- Born: January 8, 1954 (age 72) Paterson, New Jersey, U.S.
- Genres: Rock and roll, jazz, R&B
- Occupation: Musician
- Instruments: Saxophone, woodwinds and vocals
- Years active: 1994—present
- Formerly of: Jimmy Vivino and the Basic Cable Band, Max Weinberg and The Tonight Show Band, The Max Weinberg 7, The Vivino Brothers

= Jerry Vivino =

American musician (born 1954)

Jerry Vivino (born January 8, 1954) is an American musician.

==Biography==
He was a member of the Basic Cable Band, the house band for the TBS late night program Conan. He was also a member of The Tonight Show Band, the house band on The Tonight Show with Conan O'Brien and its predecessor, Late Night with Conan O'Brien on NBC.

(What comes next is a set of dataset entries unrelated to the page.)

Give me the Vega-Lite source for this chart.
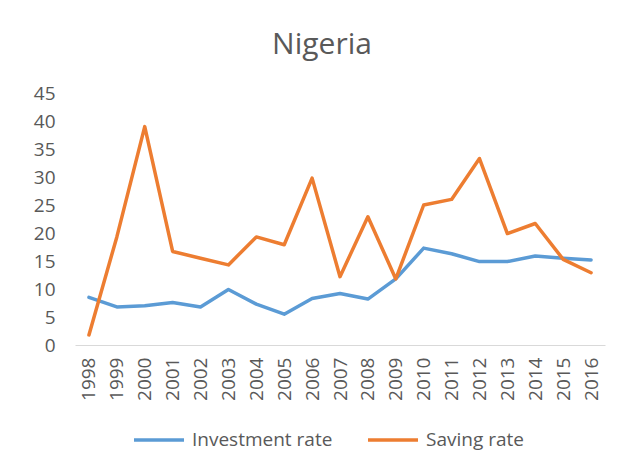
{
  "$schema": "https://vega.github.io/schema/vega-lite/v6.json",
  "width": 530,
  "height": 252,
  "autosize": "none",
  "padding": {"left": 75, "top": 93, "right": 31, "bottom": 127},
  "background": "white",
  "title": {
    "text": "Nigeria",
    "fontSize": 30,
    "font": "Open Sans",
    "fontWeight": "normal",
    "color": "#595959",
    "anchor": "middle",
    "dx": -18,
    "offset": 24
  },
  "data": {
    "values": [
      {"year": "1998", "series": "Investment rate", "value": 8.5},
      {"year": "1999", "series": "Investment rate", "value": 6.8},
      {"year": "2000", "series": "Investment rate", "value": 7.0},
      {"year": "2001", "series": "Investment rate", "value": 7.6},
      {"year": "2002", "series": "Investment rate", "value": 6.8},
      {"year": "2003", "series": "Investment rate", "value": 9.9},
      {"year": "2004", "series": "Investment rate", "value": 7.3},
      {"year": "2005", "series": "Investment rate", "value": 5.5},
      {"year": "2006", "series": "Investment rate", "value": 8.3},
      {"year": "2007", "series": "Investment rate", "value": 9.2},
      {"year": "2008", "series": "Investment rate", "value": 8.2},
      {"year": "2009", "series": "Investment rate", "value": 11.8},
      {"year": "2010", "series": "Investment rate", "value": 17.3},
      {"year": "2011", "series": "Investment rate", "value": 16.3},
      {"year": "2012", "series": "Investment rate", "value": 14.9},
      {"year": "2013", "series": "Investment rate", "value": 14.9},
      {"year": "2014", "series": "Investment rate", "value": 15.9},
      {"year": "2015", "series": "Investment rate", "value": 15.5},
      {"year": "2016", "series": "Investment rate", "value": 15.2},
      {"year": "1998", "series": "Saving rate", "value": 1.8},
      {"year": "1999", "series": "Saving rate", "value": 19.3},
      {"year": "2000", "series": "Saving rate", "value": 39.0},
      {"year": "2001", "series": "Saving rate", "value": 16.7},
      {"year": "2002", "series": "Saving rate", "value": 15.5},
      {"year": "2003", "series": "Saving rate", "value": 14.3},
      {"year": "2004", "series": "Saving rate", "value": 19.3},
      {"year": "2005", "series": "Saving rate", "value": 17.9},
      {"year": "2006", "series": "Saving rate", "value": 29.8},
      {"year": "2007", "series": "Saving rate", "value": 12.2},
      {"year": "2008", "series": "Saving rate", "value": 22.9},
      {"year": "2009", "series": "Saving rate", "value": 11.8},
      {"year": "2010", "series": "Saving rate", "value": 25.0},
      {"year": "2011", "series": "Saving rate", "value": 26.0},
      {"year": "2012", "series": "Saving rate", "value": 33.3},
      {"year": "2013", "series": "Saving rate", "value": 19.9},
      {"year": "2014", "series": "Saving rate", "value": 21.7},
      {"year": "2015", "series": "Saving rate", "value": 15.3},
      {"year": "2016", "series": "Saving rate", "value": 12.9}
    ]
  },
  "mark": {"type": "line", "strokeWidth": 3.5, "strokeCap": "round", "strokeJoin": "round"},
  "encoding": {
    "x": {
      "field": "year",
      "type": "ordinal",
      "scale": {"type": "point", "padding": 0.5},
      "axis": {
        "title": null,
        "labelAngle": -90,
        "labelFontSize": 19,
        "labelFont": "Open Sans",
        "labelColor": "#595959",
        "labelPadding": 12,
        "ticks": false,
        "domainColor": "#D9D9D9",
        "domainWidth": 1.2,
        "grid": false
      }
    },
    "y": {
      "field": "value",
      "type": "quantitative",
      "scale": {"domain": [0, 45], "nice": false},
      "axis": {
        "title": null,
        "values": [0, 5, 10, 15, 20, 25, 30, 35, 40, 45],
        "labelFontSize": 19,
        "labelFont": "Open Sans",
        "labelColor": "#595959",
        "labelPadding": 20,
        "ticks": false,
        "domain": false,
        "grid": false
      }
    },
    "color": {
      "field": "series",
      "type": "nominal",
      "scale": {"domain": ["Investment rate", "Saving rate"], "range": ["#5B9BD5", "#ED7D31"]},
      "legend": {
        "title": null,
        "orient": "none",
        "direction": "horizontal",
        "legendX": 57,
        "legendY": 320,
        "symbolType": "stroke",
        "symbolSize": 2500,
        "symbolStrokeWidth": 3.5,
        "labelFontSize": 19,
        "labelFont": "Open Sans",
        "labelColor": "#595959",
        "labelOffset": 6,
        "columnPadding": 28
      }
    }
  },
  "config": {"view": {"stroke": null}}
}
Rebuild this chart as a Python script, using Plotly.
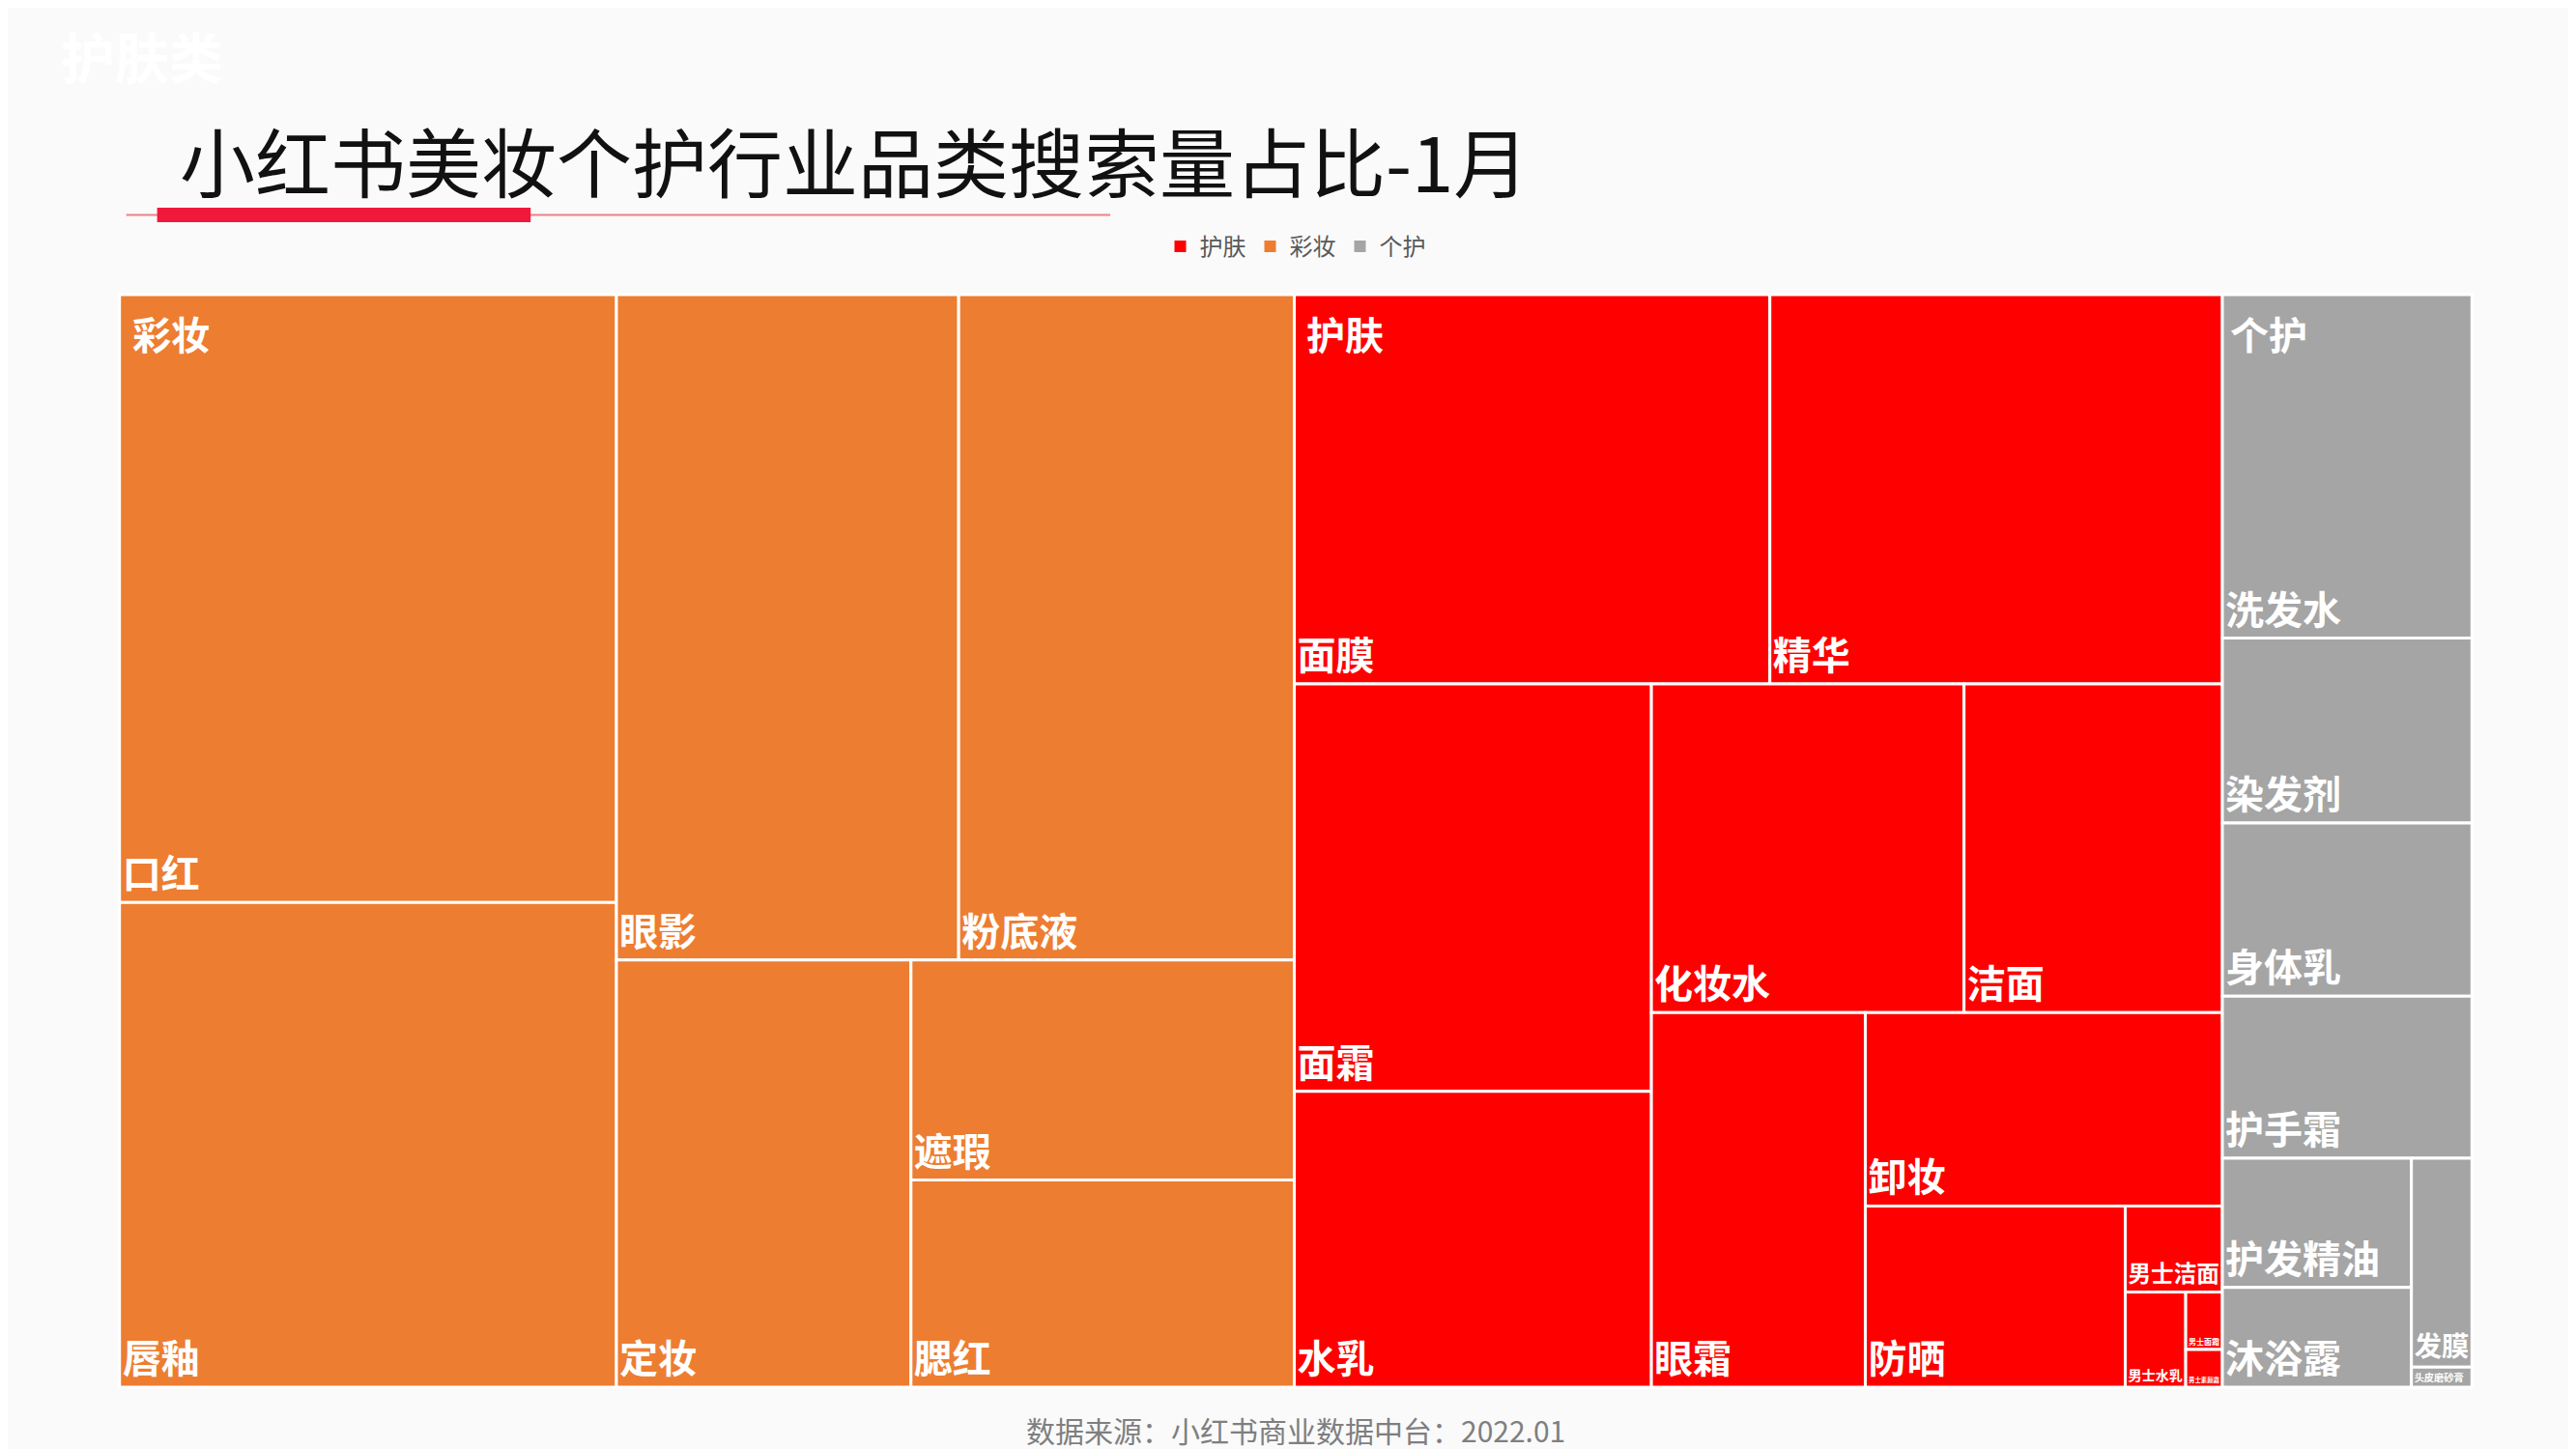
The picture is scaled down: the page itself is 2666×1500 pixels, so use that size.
import plotly.graph_objects as go

groups = ["彩妆", "护肤", "个护"]
group_colors = ["#ED7D31", "#FF0000", "#A5A5A5"]

makeup_labels = ["口红", "唇釉", "眼影", "粉底液", "定妆", "遮瑕", "腮红"]
makeup_values = [111740, 89090, 84240, 82620, 46540, 31200, 29380]

skin_labels = ["面膜", "精华", "面霜", "水乳", "化妆水", "洁面", "眼霜", "卸妆", "防晒",
               "男士洁面", "男士水乳", "男士面霜", "男士素颜霜"]
skin_values = [68490, 65175, 53816, 39060, 38000, 31400, 29640, 25542, 17424,
               3090, 2130, 780, 510]

care_labels = ["洗发水", "染发剂", "身体乳", "护手霜", "护发精油", "沐浴露", "发膜", "头皮磨砂膏"]
care_values = [31710, 17063, 16006, 14949, 9042, 6970, 4675, 450]

ids, labels, parents, values, colors = [], [], [], [], []
for g, c, ls, vs in zip(groups, group_colors,
                        [makeup_labels, skin_labels, care_labels],
                        [makeup_values, skin_values, care_values]):
    ids.append(g); labels.append(g); parents.append(""); values.append(sum(vs)); colors.append(c)
    for l, v in zip(ls, vs):
        ids.append(g + "/" + l); labels.append(l); parents.append(g); values.append(v); colors.append(c)

fig = go.Figure()
fig.add_trace(go.Treemap(
    ids=ids, labels=labels, parents=parents, values=values,
    branchvalues="total", sort=True,
    marker=dict(colors=colors, line=dict(color="white", width=3), pad=dict(t=0, l=0, r=0, b=0)),
    tiling=dict(packing="squarify", pad=0),
    textposition="bottom left",
    textfont=dict(family="Noto Sans CJK SC", size=40, color="white", weight="bold"),
    pathbar=dict(visible=False),
    root=dict(color="rgba(0,0,0,0)"),
    hoverinfo="label+value",
    domain=dict(x=[0.0434, 0.9566], y=[0.048, 0.802]),
))

legend_names = ["护肤", "彩妆", "个护"]
legend_colors = ["#FF0000", "#ED7D31", "#A5A5A5"]
for n, c in zip(legend_names, legend_colors):
    fig.add_trace(go.Scatter(x=[None], y=[None], mode="markers", name=n,
                             marker=dict(symbol="square", size=12, color=c)))

group_label_x = [0.0478, 0.5035, 0.862]
annotations = [
    dict(text="小红书美妆个护行业品类搜索量占比-1月", x=0.066, y=0.895, xref="paper", yref="paper",
         xanchor="left", yanchor="middle", showarrow=False,
         font=dict(family="Noto Sans CJK SC", size=78, color="#111111")),
    dict(text="护肤类", x=0.02, y=0.968, xref="paper", yref="paper", xanchor="left",
         yanchor="middle", showarrow=False,
         font=dict(family="Noto Sans CJK SC", size=56, color="white", weight="bold")),
    dict(text="数据来源：小红书商业数据中台：2022.01", x=0.5, y=0.019, xref="paper", yref="paper",
         xanchor="center", yanchor="middle", showarrow=False,
         font=dict(family="Noto Sans CJK SC", size=30, color="#7F7F7F")),
]
for g, gx in zip(groups, group_label_x):
    annotations.append(dict(text=g, x=gx, y=0.775, xref="paper", yref="paper",
                            xanchor="left", yanchor="middle", showarrow=False,
                            font=dict(family="Noto Sans CJK SC", size=40, color="white", weight="bold")))

fig.update_layout(
    width=2666, height=1500,
    paper_bgcolor="#FAFAFA", plot_bgcolor="rgba(0,0,0,0)",
    margin=dict(l=0, r=0, t=0, b=0),
    xaxis=dict(visible=False), yaxis=dict(visible=False),
    showlegend=True,
    legend=dict(orientation="h", x=0.5, xanchor="center", y=0.835, yanchor="middle",
                font=dict(family="Noto Sans CJK SC", size=24, color="#595959"),
                bgcolor="rgba(0,0,0,0)"),
    font=dict(family="Noto Sans CJK SC"),
    annotations=annotations,
    shapes=[
        dict(type="line", xref="paper", yref="paper", x0=0.046, x1=0.428, y0=0.857, y1=0.857,
             line=dict(color="#F08080", width=2)),
        dict(type="rect", xref="paper", yref="paper", x0=0.058, x1=0.203, y0=0.852, y1=0.862,
             fillcolor="#F0193C", line=dict(width=0)),
    ],
)

fig.write_html("out.html")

Raised in Glen Rock, New Jersey, Vivino graduated in 1972 from Glen Rock High School.

Vivino provides saxophone, woodwinds and vocals.
Jerry Vivino has three children, Donna Vivino, Michael J. Vivino, and Danny Vivino.

==Personal==
Vivino is the younger brother of longtime New Jersey TV host Floyd Vivino, a.k.a. Uncle Floyd, and the older brother of Max Weinberg 7 bandmate Jimmy Vivino, the former band leader of the Basic Cable Band. His daughter, Donna, is a theatre actress and singer.